Well, if there was an incoming migration then the source host was not reporting the status properly or the local agent was not sure the source host was actually up (it takes at least two updates after agent restart - ~20 seconds). This might be a corner case in the state machine.
would it make sense to defer the decision until there is no Migration Destination state? The migration works pretty reliably on its own so I guess agent could wait a bit longer.
That is one option yes.
Simone, I believe the right place to fix this is fir the agent to consider Migration Destination state as well
re-targeting to 4.3.1 since this BZ has not been proposed as blocker for 4.3.0. If you think this bug should block 4.3.0 please re-target and set blocker flag.

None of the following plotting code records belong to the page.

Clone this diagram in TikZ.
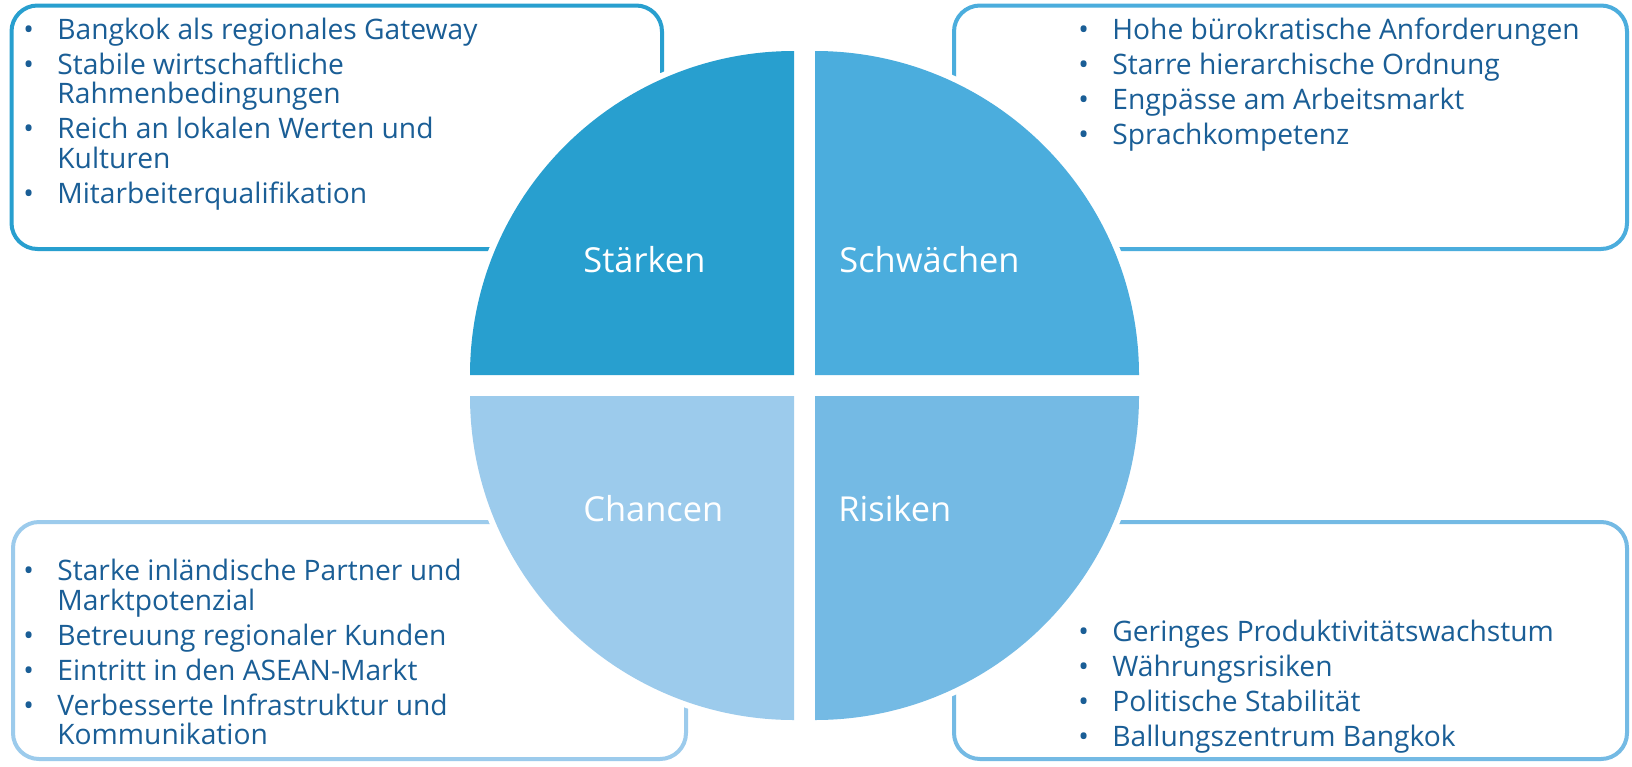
\documentclass[tikz,border=0pt]{standalone}
\usepackage{fontspec}
\setmainfont{Open Sans}

\definecolor{cStaerken}{RGB}{40,159,207}
\definecolor{cSchwaechen}{RGB}{75,173,221}
\definecolor{cRisiken}{RGB}{116,186,228}
\definecolor{cChancen}{RGB}{156,203,236}
\definecolor{cPunkt}{RGB}{26,94,150}

% one bullet point with hanging indent
\newcommand{\swotpt}[1]{\par\noindent\hangindent=17pt\hangafter=1\makebox[17pt][l]{\textbullet}#1}
\newcommand{\swotlist}[1]{\parbox[t]{262pt}{\fontsize{14.1pt}{14.75pt}\selectfont\setlength\parskip{2.75pt}#1}}

\tikzset{
  quad/.style={fill=#1, preaction={draw=white, line width=6pt}},
  swotframe/.style={draw=#1, line width=2pt, rounded corners=13pt},
  quadlabel/.style={anchor=base west, inner sep=0pt, text=white, font=\fontsize{17.2pt}{20pt}\selectfont},
  pointlist/.style={anchor=base west, inner sep=0pt, text=cPunkt},
}

\begin{document}
\begin{tikzpicture}[x=0.5pt,y=0.5pt,yscale=-1]
\useasboundingbox (0,0) rectangle (1632,766);
\fill [white] (0,0) rectangle (1632,766);

%Shape: Rounded Rectangle
\draw [swotframe=cStaerken] (11.5,5.5) -- (662,5.5) -- (662,249) -- (11.5,249) -- cycle ;
%Shape: Rounded Rectangle
\draw [swotframe=cSchwaechen] (954,5.5) -- (1627,5.5) -- (1627,249) -- (954,249) -- cycle ;
%Shape: Rounded Rectangle
\draw [swotframe=cChancen] (13,522) -- (686,522) -- (686,759) -- (13,759) -- cycle ;
%Shape: Rounded Rectangle
\draw [swotframe=cRisiken] (954,522) -- (1627,522) -- (1627,759) -- (954,759) -- cycle ;

%Shape: Quarter Circle
\fill [quad=cStaerken] (794,375) -- (470,375) arc [start angle=180, end angle=270, radius=324] -- cycle ;
%Shape: Quarter Circle
\fill [quad=cSchwaechen] (815,375) -- (815,51) arc [start angle=270, end angle=360, radius=324] -- cycle ;
%Shape: Quarter Circle
\fill [quad=cRisiken] (815,396) -- (1139,396) arc [start angle=0, end angle=90, radius=324] -- cycle ;
%Shape: Quarter Circle
\fill [quad=cChancen] (794,396) -- (794,720) arc [start angle=90, end angle=180, radius=324] -- cycle ;

% Text Node
\draw (583,272) node (lblS) [quadlabel] {Stärken};
% Text Node
\draw (839,272) node (lblW) [quadlabel] {Schwächen};
% Text Node
\draw (583,521) node (lblO) [quadlabel] {Chancen};
% Text Node
\draw (838,521) node (lblT) [quadlabel] {Risiken};

% Text Node
\draw (23,39.3) node (ptsS) [pointlist] {\swotlist{%
\swotpt{Bangkok als regionales Gateway}
\swotpt{Stabile wirtschaftliche\\Rahmenbedingungen}
\swotpt{Reich an lokalen Werten und\\Kulturen}
\swotpt{Mitarbeiterqualifikation}}};
% Text Node
\draw (1078,39.3) node (ptsW) [pointlist] {\swotlist{%
\swotpt{Hohe bürokratische Anforderungen}
\swotpt{Starre hierarchische Ordnung}
\swotpt{Engpässe am Arbeitsmarkt}
\swotpt{Sprachkompetenz}}};
% Text Node
\draw (23,580.7) node (ptsO) [pointlist] {\swotlist{%
\swotpt{Starke inländische Partner und\\Marktpotenzial}
\swotpt{Betreuung regionaler Kunden}
\swotpt{Eintritt in den ASEAN-Markt}
\swotpt{Verbesserte Infrastruktur und\\Kommunikation}}};
% Text Node
\draw (1078,641.7) node (ptsT) [pointlist] {\swotlist{%
\swotpt{Geringes Produktivitätswachstum}
\swotpt{Währungsrisiken}
\swotpt{Politische Stabilität}
\swotpt{Ballungszentrum Bangkok}}};

\end{tikzpicture}
\end{document}
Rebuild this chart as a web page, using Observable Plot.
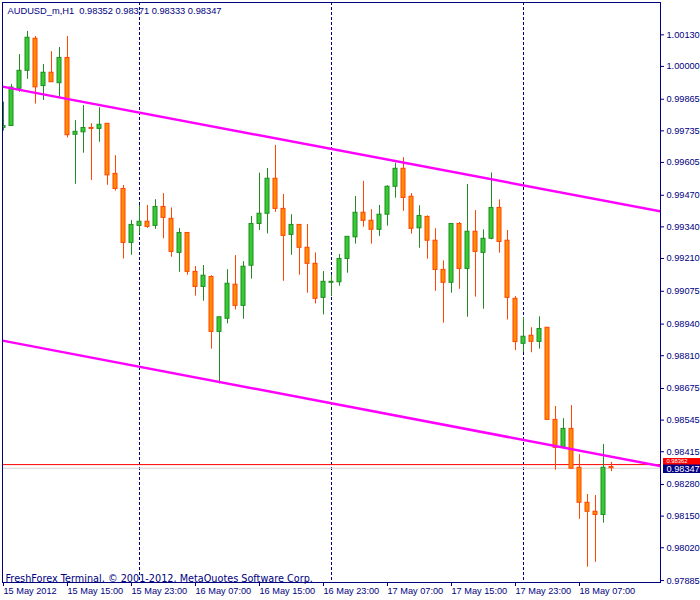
<!DOCTYPE html>
<html>
<head>
<meta charset="utf-8">
<script src="https://cdn.jsdelivr.net/npm/d3@7"></script>
<script src="https://cdn.jsdelivr.net/npm/@observablehq/plot@0.6"></script>
<style>
html, body { margin: 0; padding: 0; background: #ffffff; }
#chart svg { display: block; background: #ffffff; }
</style>
</head>
<body>
<div id="chart"></div>
<script>
// ---- data (AUDUSD_m, H1, 15 May 2012 07:00 .. 18 May 2012 11:00) ----
const symbol = "AUDUSD_m,H1";
const copyright = "FreshForex Terminal, \u00a9 2001-2012, MetaQuotes Software Corp.";

const open = [
  0.99747, 0.99755, 0.99908, 0.99982, 1.00114, 0.99919, 0.99974, 0.99931, 1.00035, 0.99719,
  0.99729, 0.99747, 0.99743, 0.99764, 0.99558, 0.99496, 0.99274, 0.99344, 0.99361, 0.99344,
  0.99422, 0.99373, 0.99233, 0.99315, 0.99155, 0.99093, 0.99134, 0.98908, 0.98962, 0.99102,
  0.99015, 0.99180, 0.99352, 0.99394, 0.99538, 0.99414, 0.99307, 0.99348, 0.99254, 0.99188,
  0.99048, 0.99110, 0.99112, 0.99208, 0.99297, 0.99398, 0.99365, 0.99328, 0.99390, 0.99505,
  0.99579, 0.99464, 0.99334, 0.99381, 0.99283, 0.99163, 0.99110, 0.99352, 0.99167, 0.99320,
  0.99233, 0.99291, 0.99418, 0.99283, 0.99044, 0.98859, 0.98892, 0.98867, 0.98925, 0.98546,
  0.98431, 0.98509, 0.98349, 0.98205, 0.98168, 0.98155, 0.98352
];
const high = [
  0.99853, 0.99926, 1.00049, 1.00144, 1.00123, 1.00008, 1.00061, 1.00078, 1.00123, 0.99777,
  0.99839, 0.99764, 0.99830, 0.99764, 0.99633, 0.99510, 0.99366, 0.99428, 0.99428, 0.99452,
  0.99477, 0.99418, 0.99333, 0.99315, 0.99177, 0.99181, 0.99139, 0.98968, 0.99164, 0.99222,
  0.99197, 0.99383, 0.99561, 0.99580, 0.99675, 0.99473, 0.99390, 0.99348, 0.99350, 0.99233,
  0.99156, 0.99139, 0.99226, 0.99299, 0.99465, 0.99527, 0.99411, 0.99428, 0.99509, 0.99602,
  0.99625, 0.99477, 0.99427, 0.99385, 0.99332, 0.99200, 0.99352, 0.99358, 0.99514, 0.99407,
  0.99328, 0.99562, 0.99451, 0.99325, 0.99053, 0.98968, 0.98925, 0.98970, 0.98925, 0.98601,
  0.98551, 0.98605, 0.98403, 0.98239, 0.98235, 0.98445, 0.98371
];
const low = [
  0.99734, 0.99755, 0.99894, 0.99947, 0.99845, 0.99860, 0.99935, 0.99873, 0.99706, 0.99515,
  0.99643, 0.99531, 0.99688, 0.99511, 0.99487, 0.99208, 0.99223, 0.99311, 0.99334, 0.99330,
  0.99291, 0.99215, 0.99153, 0.99141, 0.99055, 0.99034, 0.98837, 0.98694, 0.98941, 0.98998,
  0.98960, 0.99125, 0.99325, 0.99311, 0.99400, 0.99116, 0.99223, 0.99141, 0.99067, 0.99023,
  0.98978, 0.99053, 0.99096, 0.99149, 0.99269, 0.99339, 0.99269, 0.99301, 0.99343, 0.99458,
  0.99404, 0.99310, 0.99252, 0.99207, 0.99075, 0.98944, 0.99067, 0.99083, 0.98968, 0.99051,
  0.99001, 0.99287, 0.99232, 0.98957, 0.98831, 0.98823, 0.98822, 0.98837, 0.98546, 0.98339,
  0.98431, 0.98345, 0.98137, 0.97940, 0.97960, 0.98121, 0.98333
];
const close = [
  0.99755, 0.99913, 0.99982, 1.00118, 0.99914, 0.99974, 0.99935, 1.00035, 0.99717, 0.99731,
  0.99747, 0.99743, 0.99760, 0.99552, 0.99496, 0.99274, 0.99348, 0.99361, 0.99340, 0.99422,
  0.99377, 0.99237, 0.99315, 0.99155, 0.99093, 0.99139, 0.98908, 0.98968, 0.99106, 0.99015,
  0.99176, 0.99352, 0.99394, 0.99538, 0.99414, 0.99303, 0.99348, 0.99254, 0.99188, 0.99044,
  0.99114, 0.99114, 0.99208, 0.99299, 0.99398, 0.99365, 0.99328, 0.99390, 0.99505, 0.99579,
  0.99459, 0.99332, 0.99385, 0.99283, 0.99163, 0.99110, 0.99352, 0.99167, 0.99320, 0.99237,
  0.99291, 0.99418, 0.99278, 0.99048, 0.98866, 0.98888, 0.98867, 0.98920, 0.98546, 0.98431,
  0.98509, 0.98345, 0.98205, 0.98168, 0.98155, 0.98349, 0.98347
];

const yTicks = [1.00130, 1.00000, 0.99865, 0.99735, 0.99605, 0.99470, 0.99340, 0.99210, 0.99075,
                0.98940, 0.98810, 0.98675, 0.98545, 0.98415, 0.98280, 0.98150, 0.98020, 0.97885];
const xTickBars = [0, 8, 16, 24, 32, 40, 48, 56, 64, 72];
const xTickLabels = ["15 May 2012", "15 May 15:00", "15 May 23:00", "16 May 07:00", "16 May 15:00",
                     "16 May 23:00", "17 May 07:00", "17 May 15:00", "17 May 23:00", "18 May 07:00"];
const daySeparatorBars = [17, 41, 65];   // 16 May 00:00, 17 May 00:00, 18 May 00:00

// channel trend lines (bar index, price)
const upperChannelBars = [-0.125, 82.125];
const upperChannelPrices = [0.99917, 0.99404];
const lowerChannelBars = [-0.125, 82.125];
const lowerChannelPrices = [0.98872, 0.98356];

const bidPrice = 0.98347;
const askPrice = 0.98362;

// ---- styles ----
const NAVY = "#000080";
const BULL_FILL = "#32CD32", BULL_LINE = "#228B22";
const BEAR_FILL = "#FF8C00", BEAR_LINE = "#FF4500";
const FONT = "'Liberation Sans', Arial, sans-serif";

// ---- tables ----
const bars = open.map((o, i) => ({i, o, h: high[i], l: low[i], c: close[i], up: close[i] > open[i]}));
const upperLine = upperChannelBars.map((b, k) => ({bar: b, price: upperChannelPrices[k]}));
const lowerLine = lowerChannelBars.map((b, k) => ({bar: b, price: lowerChannelPrices[k]}));
const xLabelMap = new Map(xTickBars.map((b, k) => [b, xTickLabels[k]]));
const last = bars[bars.length - 1];
const titleText = symbol + "\u00a0\u00a0" + [last.o, last.h, last.l, last.c].map(v => v.toFixed(5)).join(" ");
const xMax = 82.125;

const chart = Plot.plot({
  width: 700,
  height: 600,
  marginLeft: 2,
  marginRight: 40,
  marginTop: 2,
  marginBottom: 18,
  style: {background: "#ffffff", color: NAVY, overflow: "visible"},
  x: {domain: [-0.125, xMax]},
  y: {domain: [0.97877, 1.00263]},
  color: {type: "identity"},
  marks: [
    // day separators
    Plot.ruleX(daySeparatorBars, {x: d => d, stroke: NAVY, strokeDasharray: "3,2", strokeWidth: 1}),
    // bid / ask lines
    Plot.ruleY([bidPrice], {y: d => d, stroke: "#d3d3d3"}),
    Plot.ruleY([askPrice], {y: d => d, stroke: "#ff0000"}),
    // candles: wicks
    Plot.ruleX(bars, {x: "i", y1: "l", y2: "h", stroke: d => d.up ? BULL_LINE : BEAR_LINE, strokeWidth: 1, clip: true}),
    // candles: bodies
    Plot.rect(bars, {
      x1: d => d.i - 0.25, x2: d => d.i + 0.25, y1: "o", y2: "c",
      fill: d => d.up ? BULL_FILL : BEAR_FILL,
      stroke: d => d.up ? BULL_LINE : BEAR_LINE,
      strokeWidth: 1, clip: true
    }),
    // channel lines
    Plot.line(upperLine, {x: "bar", y: "price", stroke: "#FF00FF", strokeWidth: 2.5, clip: true}),
    Plot.line(lowerLine, {x: "bar", y: "price", stroke: "#FF00FF", strokeWidth: 2.5, clip: true}),
    // axes
    Plot.axisY(yTicks, {
      anchor: "right", tickSize: 3, tickPadding: 3, tickFormat: d => d.toFixed(5),
      color: NAVY, fontSize: 9.2, fontFamily: FONT
    }),
    Plot.axisX(xTickBars, {
      anchor: "bottom", tickSize: 4, tickPadding: 1, tickFormat: d => xLabelMap.get(d),
      textAnchor: "start", color: NAVY, fontSize: 9.2, fontFamily: FONT
    }),
    Plot.frame({stroke: NAVY}),
    // price tags on the right scale (ask tag mostly covered by the bid tag)
    Plot.ruleY([askPrice], {y: d => d, x1: xMax + 0.375, x2: xMax + 5.5, stroke: "#ff0000", strokeWidth: 13}),
    Plot.text([askPrice], {y: d => d, text: d => d.toFixed(5), frameAnchor: "right", dx: 6, dy: -3.6,
      textAnchor: "start", fill: "#ffffff", fontSize: 5.8, fontFamily: FONT}),
    Plot.ruleY([bidPrice], {y: d => d, x1: xMax + 0.375, x2: xMax + 5.5, dy: 0.6, stroke: NAVY, strokeWidth: 8.5}),
    Plot.text([bidPrice], {y: d => d, text: d => d.toFixed(5), frameAnchor: "right", dx: 6, dy: 0.8,
      textAnchor: "start", fill: "#ffffff", fontSize: 9.2, fontFamily: FONT}),
    // title and copyright
    Plot.text([titleText], {text: d => d, frameAnchor: "top-left", dx: 5, dy: 5,
      fill: NAVY, fontSize: 9.3, fontFamily: FONT}),
    Plot.text([copyright], {text: d => d, frameAnchor: "bottom-left", dx: 3, dy: -1,
      fill: NAVY, fontSize: 9.7, fontFamily: "'DejaVu Sans', Verdana, sans-serif"})
  ]
});

document.getElementById("chart").appendChild(chart);
</script>
</body>
</html>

Moving to 4.3.2 not being identified as blocker for 4.3.1.
*** Bug 1629454 has been marked as a duplicate of this bug. ***
*** Bug 1598509 has been marked as a duplicate of this bug. ***
Works just fine on these components: ovirt-engine-setup-4.3.5.4-0.1.el7.noarch ovirt-hosted-engine-ha-2.3.3-1.el7ev.noarch ovirt-hosted-engine-setup-2.3.11-1.el7ev.noarch Linux 3.10.0-1060.el7.x86_64 #1 SMP Mon Jul 1 18:28:13 UTC 2019 x86_64 x86_64 x86_64 GNU/Linux Red Hat Enterprise Linux Server release 7.7 Beta (Maipo) Moving to verified, in case of still being reproduced, please reopen.
This bugzilla is included in oVirt 4.3.5 release, published on July 30th 2019. Since the problem described in this bug report should be resolved in oVirt 4.3.5 release, it has been closed with a resolution of CURRENT RELEASE. If the solution does not work for you, please open a new bug report.